Multi-regional setup with VictoriaMetrics: Dedicated regions for monitoring

Scenario

Let's cover the case. You have multiple regions with workloads and want to collect metrics.

The monitoring setup is in the dedicated regions as shown below:

Multi-regional setup with VictoriaMetrics: Dedicated regions for monitoring

Every workload region (Earth, Mars, Venus) has a vmagent that sends data to multiple regions with a monitoring setup. The monitoring setup (Ground Control 1,2) contains VictoriaMetrics Time Series Database(TSDB) cluster or single.

Using this schema, you can achieve:

  • Global Querying View
  • Querying all metrics from one monitoring installation
  • High Availability
  • You can lose one region, but your experience will be the same.
  • Of course, that means you duplicate your traffic twice.

How to write the data to Ground Control regions

  • You need to pass two -remoteWrite.url command-line options to vmagent:
/path/to/vmagent-prod \
  -remoteWrite.url=<ground-control-1-remote-write> \
  -remoteWrite.url=<ground-control-2-remote-write>
  • If you scrape data from Prometheus-compatible targets, then please specify -promscrape.config parameter as well.

Here is a Quickstart guide for vmagent

How to read the data from Ground Control regions

You can use one of the following options:

  1. Multi-level vmselect setup in cluster setup, top-level vmselect(s) reads data from cluster-level vmselects
    • Returns data in one of the clusters is unavailable
    • Merges data from both sources.
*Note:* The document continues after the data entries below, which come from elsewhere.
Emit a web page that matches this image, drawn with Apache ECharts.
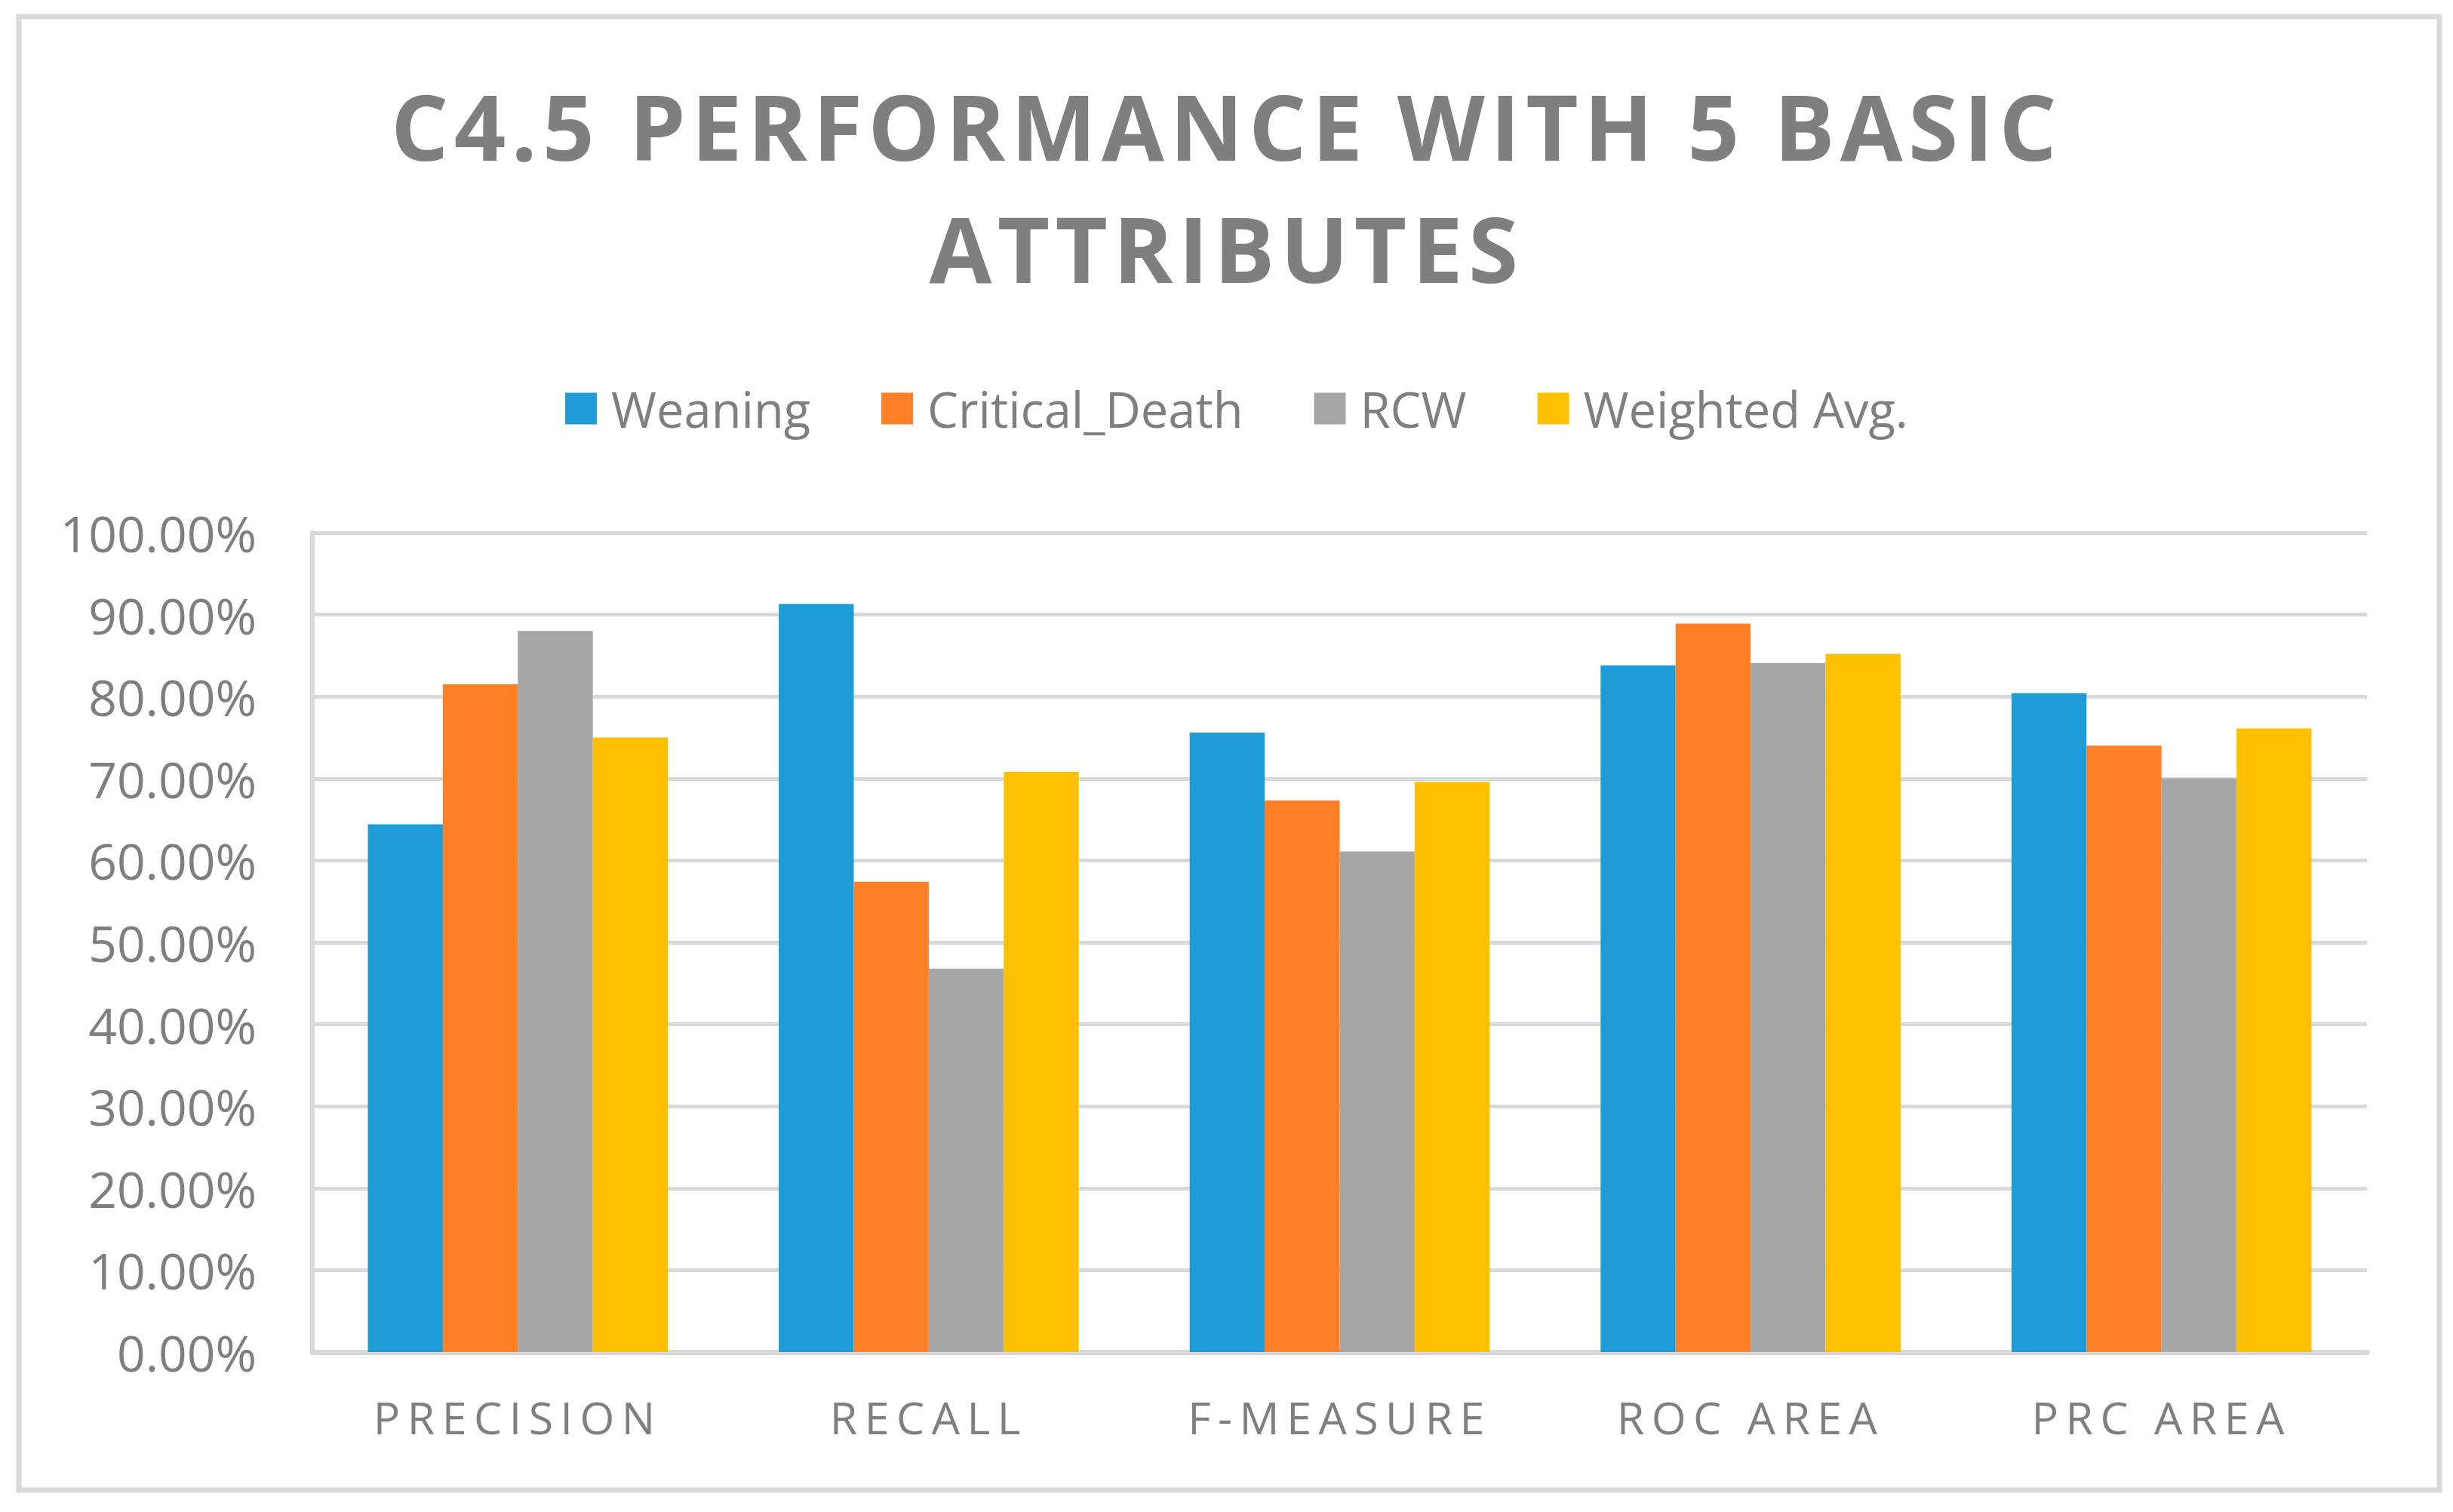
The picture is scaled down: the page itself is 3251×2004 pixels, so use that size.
<!DOCTYPE html>
<html>
<head>
<meta charset="utf-8">
<script src="https://cdn.jsdelivr.net/npm/echarts@6/dist/echarts.min.js"></script>
<style>
  html, body { margin: 0; padding: 0; background: #ffffff; }
  #chart { width: 3251px; height: 2004px; }
  svg text[style*="120px"] { letter-spacing: 7.3px !important; }
  svg text[style*=" 59px"] { letter-spacing: 9.5px !important; }
</style>
</head>
<body>
<div id="chart"></div>
<script>
var categories = ['PRECISION', 'RECALL', 'F-MEASURE', 'ROC AREA', 'PRC AREA'];
var seriesNames = ['Weaning', 'Critical_Death', 'RCW', 'Weighted Avg.'];
var weaning = [64.4, 91.3, 75.6, 83.8, 80.4];
var criticalDeath = [81.5, 57.4, 67.3, 88.9, 74.0];
var rcw = [88.0, 46.8, 61.1, 84.1, 70.0];
var weightedAvg = [75.0, 70.8, 69.6, 85.2, 76.1];
var colors = ['#1e9cd8', '#ff7f27', '#a6a6a6', '#ffc000'];
var yTicks = { min: 0, max: 100, interval: 10 };

var chart = echarts.init(document.getElementById('chart'), null, { renderer: 'svg' });
var gray = '#7f7f7f';
var font = 'Open Sans';
var values = [weaning, criticalDeath, rcw, weightedAvg];

chart.setOption({
  animation: false,
  backgroundColor: '#ffffff',
  color: colors,
  graphic: [{
    type: 'rect',
    shape: { x: 25, y: 22, width: 3208, height: 1953 },
    style: { fill: 'none', stroke: '#d9d9d9', lineWidth: 7 },
    silent: true, z: -10
  }],
  title: {
    text: 'C4.5 PERFORMANCE WITH 5 BASIC\nATTRIBUTES',
    left: 'center',
    top: 80,
    textStyle: {
      color: gray, fontFamily: font, fontWeight: 'bold',
      fontSize: 120, lineHeight: 162
    }
  },
  legend: {
    left: 744,
    top: 504,
    icon: 'rect',
    itemWidth: 42,
    itemHeight: 42,
    itemGap: 94,
    data: seriesNames,
    textStyle: { color: gray, fontFamily: font, fontSize: 65, padding: [0, 0, 0, 14] }
  },
  grid: { left: 414, right: 114, top: 706, bottom: 212, containLabel: false },
  xAxis: {
    type: 'category',
    data: categories,
    axisLine: { show: true, lineStyle: { color: '#d9d9d9', width: 7 } },
    axisTick: { show: false },
    axisLabel: { color: gray, fontFamily: font, fontSize: 59, margin: 56 }
  },
  yAxis: {
    type: 'value',
    min: yTicks.min, max: yTicks.max, interval: yTicks.interval,
    axisLine: { show: true, lineStyle: { color: '#d9d9d9', width: 6 } },
    axisTick: { show: false },
    splitLine: { show: true, lineStyle: { color: '#d9d9d9', width: 5 } },
    axisLabel: {
      color: gray, fontFamily: font, fontSize: 66, margin: 74,
      formatter: function (v) { return v.toFixed(2) + '%'; }
    }
  },
  series: seriesNames.map(function (name, i) {
    return {
      name: name,
      type: 'bar',
      data: values[i],
      barGap: '0%',
      barCategoryGap: '27%',
      itemStyle: { color: colors[i] }
    };
  })
});
</script>
</body>
</html>
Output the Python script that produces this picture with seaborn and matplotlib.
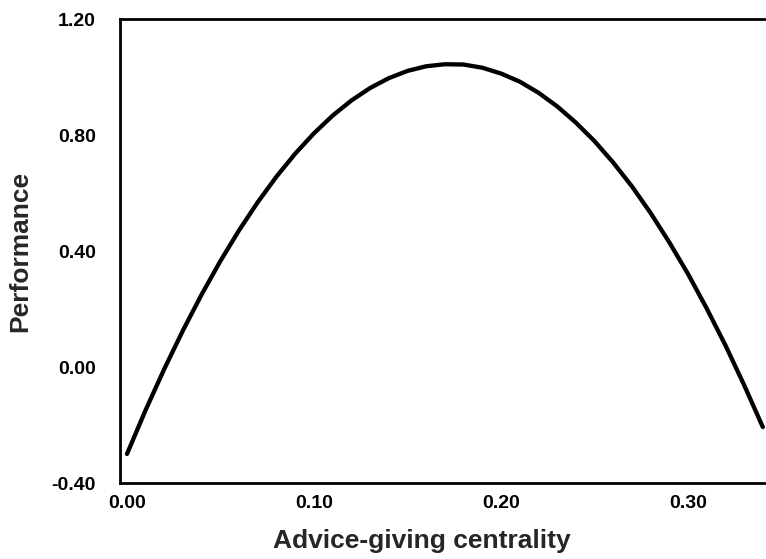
import matplotlib
matplotlib.use('Agg')
import matplotlib.pyplot as plt
import seaborn as sns
import pandas as pd

sns.set_theme(style='white')
plt.rcParams['font.family'] = ['Liberation Sans', 'DejaVu Sans']

# values
centrality = [0.00, 0.01, 0.02, 0.03, 0.04, 0.05, 0.06, 0.07, 0.08, 0.09,
              0.10, 0.11, 0.12, 0.13, 0.14, 0.15, 0.16, 0.17, 0.18, 0.19,
              0.20, 0.21, 0.22, 0.23, 0.24, 0.25, 0.26, 0.27, 0.28, 0.29,
              0.30, 0.31, 0.32, 0.33, 0.34]
performance = [-0.300, -0.148, -0.006, 0.127, 0.251, 0.366, 0.472, 0.569, 0.657, 0.736,
               0.806, 0.867, 0.919, 0.962, 0.996, 1.021, 1.037, 1.044, 1.043, 1.032,
               1.012, 0.984, 0.946, 0.899, 0.843, 0.779, 0.705, 0.623, 0.531, 0.430,
               0.321, 0.202, 0.075, -0.062, -0.207]

x_ticks = [0.00, 0.10, 0.20, 0.30]
x_tick_labels = ['0.00', '0.10', '0.20', '0.30']
y_ticks = [-0.40, 0.00, 0.40, 0.80, 1.20]
y_tick_labels = ['-0.40', '0.00', '0.40', '0.80', '1.20']

df = pd.DataFrame({'centrality': centrality, 'performance': performance})

fig = plt.figure(figsize=(7.66, 5.59), dpi=100)
# axes runs past the right edge, like the cropped original
ax = fig.add_axes([119.5 / 766, 76 / 559, 662 / 766, 464 / 559])

sns.lineplot(data=df, x='centrality', y='performance', color='black',
             linewidth=3.1, ax=ax, solid_joinstyle='round', solid_capstyle='round')

ax.set_xlim(-0.004, 0.35)
ax.set_ylim(-0.40, 1.20)
ax.set_xticks(x_ticks)
ax.set_xticklabels(x_tick_labels)
ax.set_yticks(y_ticks)
ax.set_yticklabels(y_tick_labels)
ax.tick_params(axis='both', length=0, labelsize=14, colors='black')
ax.tick_params(axis='y', pad=17)
ax.tick_params(axis='x', pad=9)
for lab in ax.get_xticklabels() + ax.get_yticklabels():
    lab.set_fontweight('bold')

for side in ['left', 'right', 'top', 'bottom']:
    ax.spines[side].set_visible(True)
    ax.spines[side].set_color('black')
    ax.spines[side].set_linewidth(2)

ax.set_xlabel('Advice-giving centrality', fontsize=19, fontweight='bold')
ax.set_ylabel('Performance', fontsize=19, fontweight='bold')
ax.xaxis.set_label_coords(0.457, -0.100)
ax.yaxis.set_label_coords(-0.132, 0.5)

fig.savefig('out.png', dpi=100)
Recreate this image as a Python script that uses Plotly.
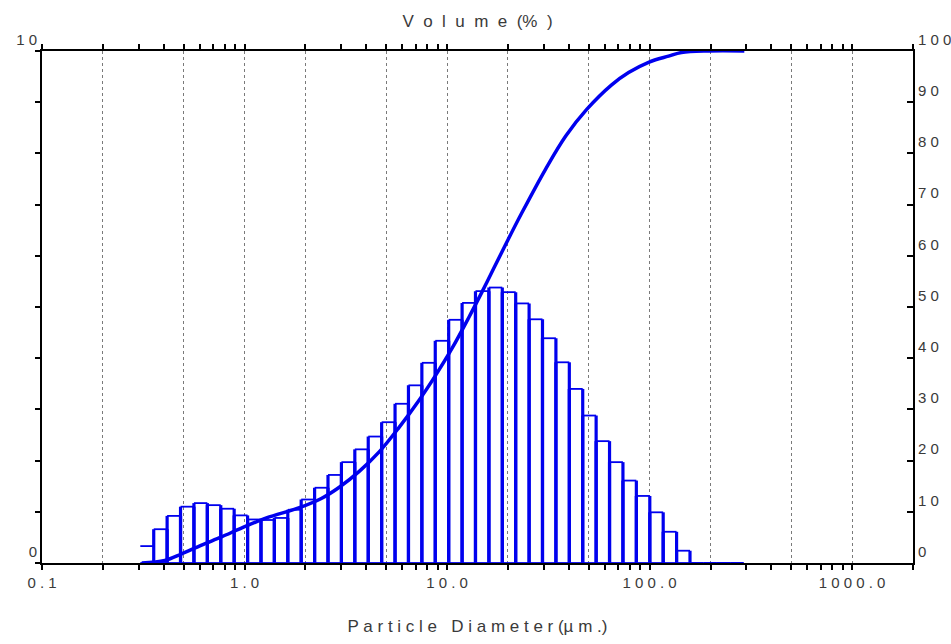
import plotly.graph_objects as go

# ---- data ----
bin_edges = [0.3058, 0.3562, 0.4148, 0.4831, 0.5627, 0.6553, 0.7633, 0.8890, 1.0354,
             1.206, 1.404, 1.636, 1.905, 2.219, 2.584, 3.010, 3.505, 4.083, 4.755,
             5.538, 6.450, 7.512, 8.748, 10.19, 11.87, 13.82, 16.10, 18.75, 21.83,
             25.43, 29.61, 34.49, 40.17, 46.78, 54.49, 63.46, 73.91, 86.08, 100.3,
             116.8, 136.0, 158.4, 184.5, 214.9, 250.3, 291.5]
volume_pct = [0.33, 0.66, 0.92, 1.10, 1.17, 1.13, 1.06, 0.93, 0.85, 0.84, 0.88, 1.04,
              1.24, 1.47, 1.72, 1.97, 2.22, 2.47, 2.75, 3.11, 3.47, 3.91, 4.34, 4.75,
              5.08, 5.31, 5.38, 5.29, 5.07, 4.76, 4.39, 3.92, 3.40, 2.88, 2.38, 1.97,
              1.61, 1.31, 0.99, 0.61, 0.24, 0.0, 0.0, 0.0, 0.0]

cum_diam = [0.311, 0.404, 0.490, 0.614, 0.770, 0.977, 1.283, 1.866, 2.395, 2.938,
            3.686, 4.624, 5.800, 7.278, 8.829, 10.58, 12.83, 14.87, 17.04, 19.75,
            23.42, 30.74, 38.57, 48.95, 65.0, 78.8, 98.9, 124.1, 143.8, 195.3, 293.8]
cum_pct = [0.0, 0.5, 1.8, 3.5, 5.1, 6.9, 8.8, 10.8, 12.6, 14.8, 17.9, 21.7, 26.5,
           31.8, 36.8, 41.9, 48.0, 52.9, 57.6, 62.7, 68.4, 77.0, 83.4, 88.6, 93.4,
           95.8, 97.8, 99.0, 99.7, 100.0, 100.0]

x_label_vals = [0.1, 1, 10, 100, 1000]
x_label_text = ["0 . 1", "1 . 0", "1 0 . 0", "1 0 0 . 0", "1 0 0 0 . 0"]
grid_vals = [0.2, 0.5, 1, 2, 5, 10, 20, 50, 100, 200, 500, 1000]
left_tick_vals = list(range(0, 11))
left_tick_text = ["0"] + [""] * 9 + ["1 0"]
right_tick_vals = list(range(0, 101, 10))
right_tick_text = ["0", "1 0", "2 0", "3 0", "4 0", "5 0", "6 0", "7 0", "8 0", "9 0", "1 0 0"]

title_text = "V\u00a0 o\u00a0 l\u00a0 u\u00a0 m\u00a0 e\u00a0 (%\u00a0 )"
xtitle_text = "P a r t i c l e \u00a0 D i a m e t e r (µ m .)"

BLUE = "#0000ee"
FONT = "Liberation Sans Narrow, Liberation Sans, Arial, sans-serif"
TXT = "#3a3a3a"

# tick positions (1..9 per decade) from 0.1 to 1000
tick_pos = []
for dec in [0.1, 1, 10, 100, 1000]:
    for m in range(1, 10):
        v = round(dec * m, 6)
        if v <= 2000:
            tick_pos.append(v)
tick_txt = [x_label_text[x_label_vals.index(v)] if v in x_label_vals else "" for v in tick_pos]

# bar outlines: vertical sides (thick) and horizontal tops/bottoms (thin)
vx, vy, hx, hy = [], [], [], []
for i, h in enumerate(volume_pct):
    l, r = bin_edges[i], bin_edges[i + 1]
    if i > 0:
        vx += [l, l, None, r, r, None]
        vy += [0, h, None, 0, h, None]
    hx += [l, r, None, l, r, None]
    hy += [h, h, None, 0, 0, None]

fig = go.Figure()
fig.add_trace(go.Scatter(x=vx, y=vy, mode="lines", line=dict(color=BLUE, width=3.2),
                         cliponaxis=False, hoverinfo="skip", showlegend=False))
fig.add_trace(go.Scatter(x=hx, y=hy, mode="lines", line=dict(color=BLUE, width=1.8),
                         cliponaxis=False, hoverinfo="skip", showlegend=False))
fig.add_trace(go.Scatter(x=cum_diam, y=cum_pct, mode="lines", yaxis="y2",
                         line=dict(color=BLUE, width=3.5, shape="spline", smoothing=1.0),
                         cliponaxis=False, showlegend=False))

fig.update_layout(
    width=951, height=644,
    margin=dict(l=42, r=38, t=51, b=81, autoexpand=False),
    paper_bgcolor="white", plot_bgcolor="white",
    font=dict(family=FONT, color=TXT, size=15),
    title=dict(text=title_text, x=0.5, xanchor="center", xref="paper",
               y=1 - 21 / 644, yref="container", yanchor="middle",
               font=dict(family=FONT, size=17, color=TXT)),
    xaxis=dict(
        type="log", range=[-1, 3.301], automargin=False,
        tickmode="array", tickvals=tick_pos, ticktext=tick_txt,
        ticks="outside", ticklen=5, tickwidth=2, tickcolor="black",
        showline=True, linecolor="black", linewidth=2, mirror="allticks",
        showgrid=False, zeroline=False, layer="below traces",
        tickfont=dict(family=FONT, size=15, color=TXT),
        minor=dict(tickmode="array", tickvals=grid_vals, ticklen=0, showgrid=True,
                   gridcolor="#7a7a7a", gridwidth=1, griddash="dot"),
        title=dict(text=xtitle_text, standoff=30,
                   font=dict(family=FONT, size=17, color=TXT)),
    ),
    yaxis=dict(
        range=[0, 10], automargin=False, tickmode="array",
        tickvals=left_tick_vals, ticktext=left_tick_text,
        ticks="outside", ticklen=5, tickwidth=2, tickcolor="black",
        showline=True, linecolor="black", linewidth=2, showgrid=False, zeroline=False,
        ticklabelposition="outside top", layer="below traces",
        tickfont=dict(family=FONT, size=15, color=TXT),
    ),
    yaxis2=dict(
        range=[0, 100], overlaying="y", side="right", automargin=False,
        tickmode="array", tickvals=right_tick_vals, ticktext=right_tick_text,
        ticks="inside", ticklen=6, tickwidth=2, tickcolor="black",
        showline=True, linecolor="black", linewidth=2, showgrid=False, zeroline=False,
        ticklabelposition="outside top", layer="below traces",
        tickfont=dict(family=FONT, size=15, color=TXT),
    ),
)

fig.write_html("out.html", config={"displayModeBar": False},
               post_script="document.body.style.margin='0px';document.body.style.overflow='hidden';")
You need to turn on deduplication to remove duplicates
  2. Regional endpoints - use one regional endpoint as default and switch to another if there is an issue.
  3. Load balancer - that sends queries to a particular region. The benefit and disadvantage of this setup is that it's simple.
  4. Promxy - proxy that reads data from multiple Prometheus-like sources. It allows reading data more intelligently to cover the region's unavailability out of the box. It doesn't support MetricsQL yet (please check this issue).
  5. Global vmselect in cluster setup - you can set up an additional subset of vmselects that knows about all storages in all regions.
    • The deduplication in 1ms on the vmselect side must be turned on. This setup allows you to query data using MetricsQL.
    • The downside is that vmselect waits for a response from all storages in all regions.

High Availability

The data is duplicated twice, and every region contains a full copy of the data. That means one region can be offline.

You don't need to set up a replication factor using the VictoriaMetrics cluster.

Alerting

You can set up vmalert in each Ground control region that evaluates recording and alerting rules. As every region contains a full copy of the data, you don't need to synchronize recording rules from one region to another.

For alert deduplication, please use cluster mode in Alertmanager.

We also recommend adopting these alerts:

Monitoring

An additional VictoriaMetrics single can be set up in every region, scraping metrics from the main TSDB.

You also may evaluate the option to send these metrics to the neighbour region to achieve HA.

Additional context

What more can we do?

Setup vmagents in Ground Control regions. That allows it to accept data close to storage and add more reliability if storage is temporarily offline.